— START SOURCE EXCERPT —

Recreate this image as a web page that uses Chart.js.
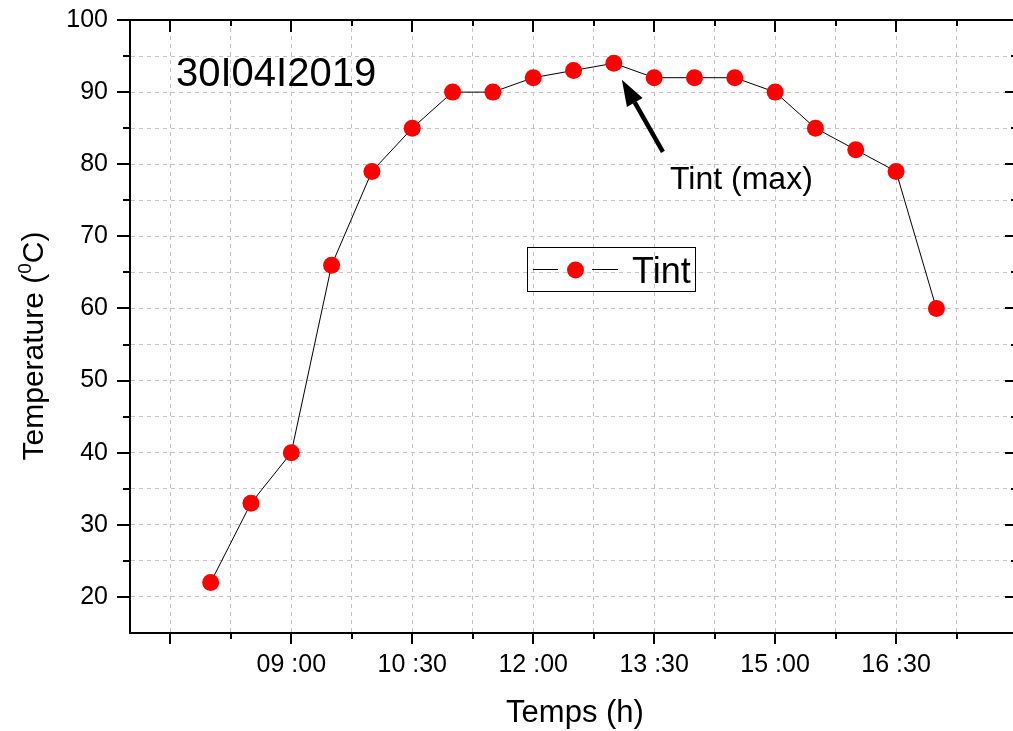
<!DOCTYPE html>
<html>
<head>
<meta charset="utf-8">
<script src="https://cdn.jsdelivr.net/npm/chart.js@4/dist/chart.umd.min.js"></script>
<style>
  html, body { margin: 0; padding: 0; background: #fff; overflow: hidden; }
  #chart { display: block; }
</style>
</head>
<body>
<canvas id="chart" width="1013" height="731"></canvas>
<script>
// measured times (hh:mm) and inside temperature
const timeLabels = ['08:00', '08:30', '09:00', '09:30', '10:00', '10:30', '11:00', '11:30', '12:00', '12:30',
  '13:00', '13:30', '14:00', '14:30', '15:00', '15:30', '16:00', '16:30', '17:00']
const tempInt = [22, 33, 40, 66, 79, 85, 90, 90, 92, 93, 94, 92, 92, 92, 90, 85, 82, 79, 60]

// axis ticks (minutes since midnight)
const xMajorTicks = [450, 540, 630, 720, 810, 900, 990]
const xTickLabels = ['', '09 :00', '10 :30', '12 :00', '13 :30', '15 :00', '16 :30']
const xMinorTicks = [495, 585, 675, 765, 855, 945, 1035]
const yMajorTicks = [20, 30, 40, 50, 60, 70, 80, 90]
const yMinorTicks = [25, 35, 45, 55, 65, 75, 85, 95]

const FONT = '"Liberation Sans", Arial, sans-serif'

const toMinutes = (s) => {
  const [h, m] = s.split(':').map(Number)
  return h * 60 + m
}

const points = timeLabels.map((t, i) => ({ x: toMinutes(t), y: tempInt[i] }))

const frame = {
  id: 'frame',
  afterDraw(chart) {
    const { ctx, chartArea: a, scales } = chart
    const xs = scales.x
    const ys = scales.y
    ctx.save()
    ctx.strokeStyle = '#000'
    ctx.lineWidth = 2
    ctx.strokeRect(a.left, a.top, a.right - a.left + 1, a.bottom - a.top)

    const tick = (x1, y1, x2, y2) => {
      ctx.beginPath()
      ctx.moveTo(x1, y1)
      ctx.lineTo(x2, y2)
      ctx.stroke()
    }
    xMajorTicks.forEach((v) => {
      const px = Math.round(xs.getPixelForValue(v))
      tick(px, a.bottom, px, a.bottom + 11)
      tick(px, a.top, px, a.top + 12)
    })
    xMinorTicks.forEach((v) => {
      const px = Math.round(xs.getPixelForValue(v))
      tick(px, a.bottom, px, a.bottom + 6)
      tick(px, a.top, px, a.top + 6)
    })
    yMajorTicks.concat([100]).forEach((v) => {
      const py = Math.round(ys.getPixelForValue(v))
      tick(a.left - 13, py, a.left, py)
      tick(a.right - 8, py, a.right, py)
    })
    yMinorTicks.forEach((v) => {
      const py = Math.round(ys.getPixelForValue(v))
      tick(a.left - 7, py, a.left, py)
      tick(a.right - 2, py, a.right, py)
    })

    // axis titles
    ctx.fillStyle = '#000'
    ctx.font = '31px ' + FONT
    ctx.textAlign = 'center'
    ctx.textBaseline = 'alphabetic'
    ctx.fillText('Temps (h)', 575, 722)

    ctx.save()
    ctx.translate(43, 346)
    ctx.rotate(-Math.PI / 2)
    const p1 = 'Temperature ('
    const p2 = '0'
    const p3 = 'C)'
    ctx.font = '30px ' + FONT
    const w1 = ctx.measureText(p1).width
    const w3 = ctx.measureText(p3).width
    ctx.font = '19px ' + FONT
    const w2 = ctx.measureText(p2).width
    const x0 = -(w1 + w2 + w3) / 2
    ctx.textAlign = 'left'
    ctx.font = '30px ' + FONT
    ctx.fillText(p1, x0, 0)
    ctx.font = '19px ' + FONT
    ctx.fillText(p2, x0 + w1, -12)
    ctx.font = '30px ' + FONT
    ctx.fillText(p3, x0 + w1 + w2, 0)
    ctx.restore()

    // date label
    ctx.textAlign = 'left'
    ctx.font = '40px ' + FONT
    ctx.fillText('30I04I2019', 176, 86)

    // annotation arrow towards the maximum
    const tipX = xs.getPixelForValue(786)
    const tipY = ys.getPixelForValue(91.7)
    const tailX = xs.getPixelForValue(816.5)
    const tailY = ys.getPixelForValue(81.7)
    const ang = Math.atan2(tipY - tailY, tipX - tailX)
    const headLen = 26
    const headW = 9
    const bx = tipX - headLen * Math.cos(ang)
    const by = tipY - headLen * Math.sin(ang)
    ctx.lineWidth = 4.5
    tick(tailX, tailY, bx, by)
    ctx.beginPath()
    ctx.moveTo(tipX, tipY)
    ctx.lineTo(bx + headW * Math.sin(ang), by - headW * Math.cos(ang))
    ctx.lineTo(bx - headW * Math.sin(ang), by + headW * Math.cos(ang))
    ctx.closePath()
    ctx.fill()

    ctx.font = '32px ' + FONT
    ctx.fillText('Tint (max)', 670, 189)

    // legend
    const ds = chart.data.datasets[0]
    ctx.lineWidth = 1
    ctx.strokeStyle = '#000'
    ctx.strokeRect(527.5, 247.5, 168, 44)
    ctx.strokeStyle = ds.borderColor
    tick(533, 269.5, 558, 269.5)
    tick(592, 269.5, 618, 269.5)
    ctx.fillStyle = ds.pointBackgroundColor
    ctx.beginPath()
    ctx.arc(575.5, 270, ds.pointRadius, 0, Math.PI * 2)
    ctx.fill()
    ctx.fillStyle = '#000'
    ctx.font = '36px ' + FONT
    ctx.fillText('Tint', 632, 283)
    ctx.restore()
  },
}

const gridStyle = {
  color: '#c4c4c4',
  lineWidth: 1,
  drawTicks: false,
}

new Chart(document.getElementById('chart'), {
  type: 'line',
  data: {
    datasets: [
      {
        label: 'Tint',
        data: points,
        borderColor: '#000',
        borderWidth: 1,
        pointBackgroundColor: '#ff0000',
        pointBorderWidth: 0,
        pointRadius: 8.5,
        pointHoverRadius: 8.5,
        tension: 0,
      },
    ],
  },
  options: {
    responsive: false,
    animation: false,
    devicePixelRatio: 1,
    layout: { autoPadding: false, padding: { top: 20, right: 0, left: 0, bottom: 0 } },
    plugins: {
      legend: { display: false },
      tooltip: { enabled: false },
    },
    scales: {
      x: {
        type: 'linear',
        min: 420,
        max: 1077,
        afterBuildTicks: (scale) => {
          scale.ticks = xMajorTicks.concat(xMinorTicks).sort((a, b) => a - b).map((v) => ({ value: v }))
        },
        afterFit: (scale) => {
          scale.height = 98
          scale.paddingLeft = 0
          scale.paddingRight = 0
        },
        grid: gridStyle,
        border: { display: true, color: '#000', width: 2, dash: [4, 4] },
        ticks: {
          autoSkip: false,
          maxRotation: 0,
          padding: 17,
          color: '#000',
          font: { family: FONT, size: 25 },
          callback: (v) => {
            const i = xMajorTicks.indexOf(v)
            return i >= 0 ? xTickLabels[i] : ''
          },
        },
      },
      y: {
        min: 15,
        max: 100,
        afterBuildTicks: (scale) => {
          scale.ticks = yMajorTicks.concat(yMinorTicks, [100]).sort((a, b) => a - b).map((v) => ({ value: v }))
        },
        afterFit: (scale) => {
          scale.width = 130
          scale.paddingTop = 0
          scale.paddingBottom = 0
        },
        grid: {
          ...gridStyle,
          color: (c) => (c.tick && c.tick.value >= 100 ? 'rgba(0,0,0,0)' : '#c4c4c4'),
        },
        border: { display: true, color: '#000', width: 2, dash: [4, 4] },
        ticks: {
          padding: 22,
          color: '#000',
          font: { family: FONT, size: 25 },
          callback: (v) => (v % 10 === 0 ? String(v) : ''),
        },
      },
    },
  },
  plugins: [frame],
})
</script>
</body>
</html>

— END SOURCE EXCERPT —

▶ **GOAL**: Reproduce the listing word for word and omit its pictures.

▶ **RESULT**:
Recreate this image as a web page that uses Chart.js.
<!DOCTYPE html>
<html>
<head>
<meta charset="utf-8">
<script src="https://cdn.jsdelivr.net/npm/chart.js@4/dist/chart.umd.min.js"></script>
<style>
  html, body { margin: 0; padding: 0; background: #fff; overflow: hidden; }
  #chart { display: block; }
</style>
</head>
<body>
<canvas id="chart" width="1013" height="731"></canvas>
<script>
// measured times (hh:mm) and inside temperature
const timeLabels = ['08:00', '08:30', '09:00', '09:30', '10:00', '10:30', '11:00', '11:30', '12:00', '12:30',
  '13:00', '13:30', '14:00', '14:30', '15:00', '15:30', '16:00', '16:30', '17:00']
const tempInt = [22, 33, 40, 66, 79, 85, 90, 90, 92, 93, 94, 92, 92, 92, 90, 85, 82, 79, 60]

// axis ticks (minutes since midnight)
const xMajorTicks = [450, 540, 630, 720, 810, 900, 990]
const xTickLabels = ['', '09 :00', '10 :30', '12 :00', '13 :30', '15 :00', '16 :30']
const xMinorTicks = [495, 585, 675, 765, 855, 945, 1035]
const yMajorTicks = [20, 30, 40, 50, 60, 70, 80, 90]
const yMinorTicks = [25, 35, 45, 55, 65, 75, 85, 95]

const FONT = '"Liberation Sans", Arial, sans-serif'

const toMinutes = (s) => {
  const [h, m] = s.split(':').map(Number)
  return h * 60 + m
}

const points = timeLabels.map((t, i) => ({ x: toMinutes(t), y: tempInt[i] }))

const frame = {
  id: 'frame',
  afterDraw(chart) {
    const { ctx, chartArea: a, scales } = chart
    const xs = scales.x
    const ys = scales.y
    ctx.save()
    ctx.strokeStyle = '#000'
    ctx.lineWidth = 2
    ctx.strokeRect(a.left, a.top, a.right - a.left + 1, a.bottom - a.top)

    const tick = (x1, y1, x2, y2) => {
      ctx.beginPath()
      ctx.moveTo(x1, y1)
      ctx.lineTo(x2, y2)
      ctx.stroke()
    }
    xMajorTicks.forEach((v) => {
      const px = Math.round(xs.getPixelForValue(v))
      tick(px, a.bottom, px, a.bottom + 11)
      tick(px, a.top, px, a.top + 12)
    })
    xMinorTicks.forEach((v) => {
      const px = Math.round(xs.getPixelForValue(v))
      tick(px, a.bottom, px, a.bottom + 6)
      tick(px, a.top, px, a.top + 6)
    })
    yMajorTicks.concat([100]).forEach((v) => {
      const py = Math.round(ys.getPixelForValue(v))
      tick(a.left - 13, py, a.left, py)
      tick(a.right - 8, py, a.right, py)
    })
    yMinorTicks.forEach((v) => {
      const py = Math.round(ys.getPixelForValue(v))
      tick(a.left - 7, py, a.left, py)
      tick(a.right - 2, py, a.right, py)
    })

    // axis titles
    ctx.fillStyle = '#000'
    ctx.font = '31px ' + FONT
    ctx.textAlign = 'center'
    ctx.textBaseline = 'alphabetic'
    ctx.fillText('Temps (h)', 575, 722)

    ctx.save()
    ctx.translate(43, 346)
    ctx.rotate(-Math.PI / 2)
    const p1 = 'Temperature ('
    const p2 = '0'
    const p3 = 'C)'
    ctx.font = '30px ' + FONT
    const w1 = ctx.measureText(p1).width
    const w3 = ctx.measureText(p3).width
    ctx.font = '19px ' + FONT
    const w2 = ctx.measureText(p2).width
    const x0 = -(w1 + w2 + w3) / 2
    ctx.textAlign = 'left'
    ctx.font = '30px ' + FONT
    ctx.fillText(p1, x0, 0)
    ctx.font = '19px ' + FONT
    ctx.fillText(p2, x0 + w1, -12)
    ctx.font = '30px ' + FONT
    ctx.fillText(p3, x0 + w1 + w2, 0)
    ctx.restore()

    // date label
    ctx.textAlign = 'left'
    ctx.font = '40px ' + FONT
    ctx.fillText('30I04I2019', 176, 86)

    // annotation arrow towards the maximum
    const tipX = xs.getPixelForValue(786)
    const tipY = ys.getPixelForValue(91.7)
    const tailX = xs.getPixelForValue(816.5)
    const tailY = ys.getPixelForValue(81.7)
    const ang = Math.atan2(tipY - tailY, tipX - tailX)
    const headLen = 26
    const headW = 9
    const bx = tipX - headLen * Math.cos(ang)
    const by = tipY - headLen * Math.sin(ang)
    ctx.lineWidth = 4.5
    tick(tailX, tailY, bx, by)
    ctx.beginPath()
    ctx.moveTo(tipX, tipY)
    ctx.lineTo(bx + headW * Math.sin(ang), by - headW * Math.cos(ang))
    ctx.lineTo(bx - headW * Math.sin(ang), by + headW * Math.cos(ang))
    ctx.closePath()
    ctx.fill()

    ctx.font = '32px ' + FONT
    ctx.fillText('Tint (max)', 670, 189)

    // legend
    const ds = chart.data.datasets[0]
    ctx.lineWidth = 1
    ctx.strokeStyle = '#000'
    ctx.strokeRect(527.5, 247.5, 168, 44)
    ctx.strokeStyle = ds.borderColor
    tick(533, 269.5, 558, 269.5)
    tick(592, 269.5, 618, 269.5)
    ctx.fillStyle = ds.pointBackgroundColor
    ctx.beginPath()
    ctx.arc(575.5, 270, ds.pointRadius, 0, Math.PI * 2)
    ctx.fill()
    ctx.fillStyle = '#000'
    ctx.font = '36px ' + FONT
    ctx.fillText('Tint', 632, 283)
    ctx.restore()
  },
}

const gridStyle = {
  color: '#c4c4c4',
  lineWidth: 1,
  drawTicks: false,
}

new Chart(document.getElementById('chart'), {
  type: 'line',
  data: {
    datasets: [
      {
        label: 'Tint',
        data: points,
        borderColor: '#000',
        borderWidth: 1,
        pointBackgroundColor: '#ff0000',
        pointBorderWidth: 0,
        pointRadius: 8.5,
        pointHoverRadius: 8.5,
        tension: 0,
      },
    ],
  },
  options: {
    responsive: false,
    animation: false,
    devicePixelRatio: 1,
    layout: { autoPadding: false, padding: { top: 20, right: 0, left: 0, bottom: 0 } },
    plugins: {
      legend: { display: false },
      tooltip: { enabled: false },
    },
    scales: {
      x: {
        type: 'linear',
        min: 420,
        max: 1077,
        afterBuildTicks: (scale) => {
          scale.ticks = xMajorTicks.concat(xMinorTicks).sort((a, b) => a - b).map((v) => ({ value: v }))
        },
        afterFit: (scale) => {
          scale.height = 98
          scale.paddingLeft = 0
          scale.paddingRight = 0
        },
        grid: gridStyle,
        border: { display: true, color: '#000', width: 2, dash: [4, 4] },
        ticks: {
          autoSkip: false,
          maxRotation: 0,
          padding: 17,
          color: '#000',
          font: { family: FONT, size: 25 },
          callback: (v) => {
            const i = xMajorTicks.indexOf(v)
            return i >= 0 ? xTickLabels[i] : ''
          },
        },
      },
      y: {
        min: 15,
        max: 100,
        afterBuildTicks: (scale) => {
          scale.ticks = yMajorTicks.concat(yMinorTicks, [100]).sort((a, b) => a - b).map((v) => ({ value: v }))
        },
        afterFit: (scale) => {
          scale.width = 130
          scale.paddingTop = 0
          scale.paddingBottom = 0
        },
        grid: {
          ...gridStyle,
          color: (c) => (c.tick && c.tick.value >= 100 ? 'rgba(0,0,0,0)' : '#c4c4c4'),
        },
        border: { display: true, color: '#000', width: 2, dash: [4, 4] },
        ticks: {
          padding: 22,
          color: '#000',
          font: { family: FONT, size: 25 },
          callback: (v) => (v % 10 === 0 ? String(v) : ''),
        },
      },
    },
  },
  plugins: [frame],
})
</script>
</body>
</html>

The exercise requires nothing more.